Fixing a Deficit of Facts | Commentary
When it comes to deficit reduction, politicians like to talk about “balance.” President Barack Obama wants a balance between additional cuts and revenue. Republican Rep. Paul D. Ryan wants a balance between total spending and taxes. Few politicians, however, are talking about the need for a balance between generations. That’s partially because our government does not even report the full impact that today’s fiscal policies will have on future generations. This must change.
Truth is, the trajectory of our federal budget represents a massive intergenerational redistribution of wealth. On the whole, older Americans and current retirees are set to receive a significant net financial benefit from public resources over the course of their lifetimes, with a massive bill for this spending to be passed on to the young and future generations. This policy path is both fiscally irresponsible and morally reprehensible. Pressure to change course might increase, however, if there were a clearer understanding of this reality among the public, media and elected leaders alike.

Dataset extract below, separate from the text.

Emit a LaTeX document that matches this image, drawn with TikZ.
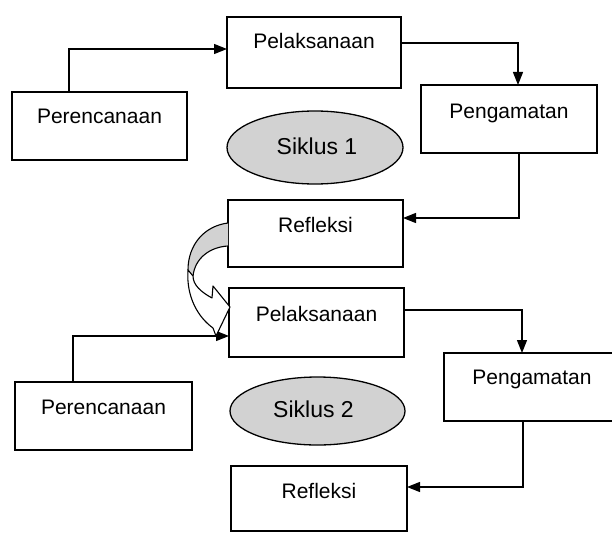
\documentclass[tikz,border=0pt]{standalone}
\usepackage{fontspec}
\setmainfont{Liberation Sans}
\usetikzlibrary{arrows.meta,calc,shapes.geometric}
\begin{document}
\begin{tikzpicture}[x=1pt,y=-1pt,
  box/.style={draw,line width=1.3pt,minimum width=175pt,minimum height=68pt,inner sep=0pt,outer sep=0pt},
  txt/.style={font=\fontsize{21}{25}\selectfont,inner sep=0pt,anchor=base},
  oval/.style={draw,ellipse,line width=1.3pt,fill=gray!35,inner sep=0pt,outer sep=0pt},
  ovtxt/.style={font=\fontsize{23}{27}\selectfont,inner sep=0pt,anchor=base},
  arr/.style={line width=1.3pt,-{Triangle[length=13pt,width=10pt]}},
  band/.style={draw,line width=1.1pt,line join=round},
  ]
\useasboundingbox (0,0) rectangle (612,532);
\clip (0,0) rectangle (612,532);

% boxes
\node[box,minimum width=174pt,minimum height=71pt] (p1) at (314,52.5) {};
\node[box,minimum width=175pt,minimum height=68pt] (r1) at (99.5,126) {};
\node[box,minimum width=176pt] (g1) at (509,119) {};
\node[box,minimum height=67pt] (f1) at (315.5,233.5) {};
\node[box,minimum height=69pt] (p2) at (316.5,322.5) {};
\node[box,minimum width=177pt] (r2) at (103.5,416) {};
\node[box,minimum width=176pt] (g2) at (532,387) {};
\node[box,minimum width=176pt,minimum height=65pt] (f2) at (319,498.5) {};

% texts
\node[txt] (p1t) at ([yshift=-32pt]p1.north) {Pelaksanaan};
\node[txt] (r1t) at ([yshift=-32pt]r1.north) {Perencanaan};
\node[txt] (g1t) at ([yshift=-33pt]g1.north) {Pengamatan};
\node[txt] (f1t) at ([yshift=-32pt]f1.north) {Refleksi};
\node[txt] (p2t) at ([yshift=-33pt]p2.north) {Pelaksanaan};
\node[txt] (r2t) at ([yshift=-32pt]r2.north) {Perencanaan};
\node[txt] (g2t) at ([yshift=-31pt]g2.north) {Pengamatan};
\node[txt] (f2t) at ([yshift=-32pt]f2.north) {Refleksi};

% ellipses
\node[oval,minimum width=176pt,minimum height=73pt] (e1) at (315,147.5) {};
\node[oval,minimum width=175pt,minimum height=68pt] (e2) at (317.5,411) {};
\node[ovtxt] (e1t) at ([xshift=2pt,yshift=-7pt]e1.center) {Siklus 1};
\node[ovtxt] (e2t) at ([xshift=-4pt,yshift=-6.5pt]e2.center) {Siklus 2};

% connectors
\draw[arr] ([xshift=-30.5pt]r1.north) |- ([yshift=3.5pt]p1.west);
\draw[arr] ([yshift=9.5pt]p1.east) -| ([xshift=9pt]g1.north);
\draw[arr] ([xshift=10pt]g1.south) |- ([yshift=15.5pt]f1.east);
\draw[arr] ([xshift=-30.5pt]r2.north) |- ([yshift=-13.5pt]p2.west);
\draw[arr] ([yshift=12.5pt]p2.east) -| ([xshift=-10pt]g2.north);
\draw[arr] ([xshift=-9pt]g2.south) |- ([yshift=11.5pt]f2.east);

% curved block arrow from Refleksi 1 to Pelaksanaan 2
\fill[gray!35] (228,223) .. controls (204,226) and (188,245) .. (188,270)
  -- (193,276) .. controls (195,258) and (210,247) .. (228,246) -- cycle;
\draw[band] (228,223) .. controls (204,226) and (188,245) .. (188,270);
\draw[band] (193,276) .. controls (195,258) and (210,247) .. (228,246);
\filldraw[band,fill=white] (188,270) .. controls (186,298) and (199,318) .. (213,328)
  -- (216,336) -- (230,307) -- (213,286) -- (212,298)
  .. controls (201,292) and (193,285) .. (193,276) -- cycle;
\end{tikzpicture}
\end{document}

Fortunately, economists developed two innovative analyses — the fiscal gap and generational accounting — two decades ago to describe the true size of our fiscal imbalance and the repercussions it will have on future generations. These analyses were prepared by the Office of Management and Budget and included in the president’s budget during the final year of the first Bush administration and the first year of the Clinton administration. But amid efforts to downplay the long-term costs of shortsighted policies, the studies were eventually removed from the budget and attempts to revive them proved unsuccessful.

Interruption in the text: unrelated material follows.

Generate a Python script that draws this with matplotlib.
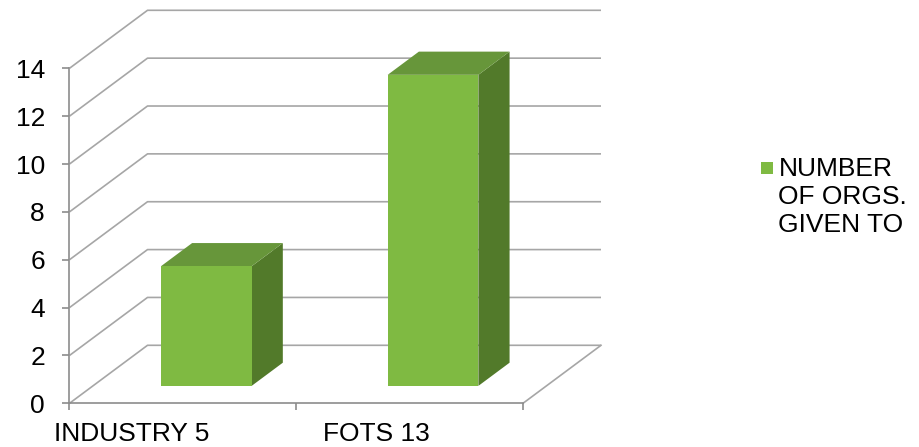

Notwithstanding this unfortunate history and thanks to a sustained push by a diverse group of concerned young Americans on Capitol Hill, Washington is beginning to give the fiscal gap and generational accounting another look.
On one hand, the way we currently measure our country’s indebtedness is inadequate. The advertised federal debt held by the public of $11.8 trillion does not capture the amount of money government has borrowed from itself and the vastly larger amount of money government has promised in future spending through programs such as Social Security and Medicare, along with other liabilities. Nor does it take into consideration the government’s ability to raise taxes or reduce spending to cover these obligations.
The fiscal gap does both. It is the present value difference between future projected spending (including servicing the official debt) and future taxes over an infinite time horizon. In 2012, the United States’ fiscal gap grew by $11 trillion to a mind-boggling $222 trillion — the largest of any country in the world relative to the economy. This analysis can be used to judge policies based on their ability to close our fiscal imbalance over the long term, not just reduce deficits over the next 10 years as is currently the practice.
On the other hand, the way we measure who will pay for our debt is also misguided. Your $53,000 “share” of the national debt as advertised on various debt clocks and elsewhere wrongly assumes we each carry the same burden and that we will all someday pay up. Not so. The burden will disproportionately fall on the young and unborn when the decisions we are delaying today come due.
Generational accounting measures the consequences that our growing fiscal imbalance will have on future generations. It calculates the difference between total lifetime taxes paid and government transfers collected by age cohort, assuming the fiscal gap is left only to future generations to close. According to the latest generational accounting published by the International Monetary Fund in 2011, taxes on future generations would have to increase by 21.5 points to close the fiscal gap. This analysis can be used to determine how policies distribute their costs and benefits across age groups, just as we now see how they are distributed across income levels.
Putting our fiscal house in order in a generationally balanced way should be an imperative for both parties. Congress can start by requiring the Congressional Budget Office to produce an annual fiscal gap and generational accounting report and, further, to produce similar analyses for all major fiscal legislation pending before Congress. This legislation can be a bipartisan achievement in the name of fiscal sanity and generational equity. In March, Sen. John Thune, R-S.D., took the first step by offering an amendment to the Senate budget resolution. More must follow.
We cannot continue to ignore the economic and moral injustice being wrought on future generations because of our inability or unwillingness to face the facts.
Laurence Kotlikoff is an economist at Boston University and co-author of “The Clash of Generations.” Nick Troiano is co-founder and national field director of The Can Kicks Back, a millennial-driven campaign to fix the national debt.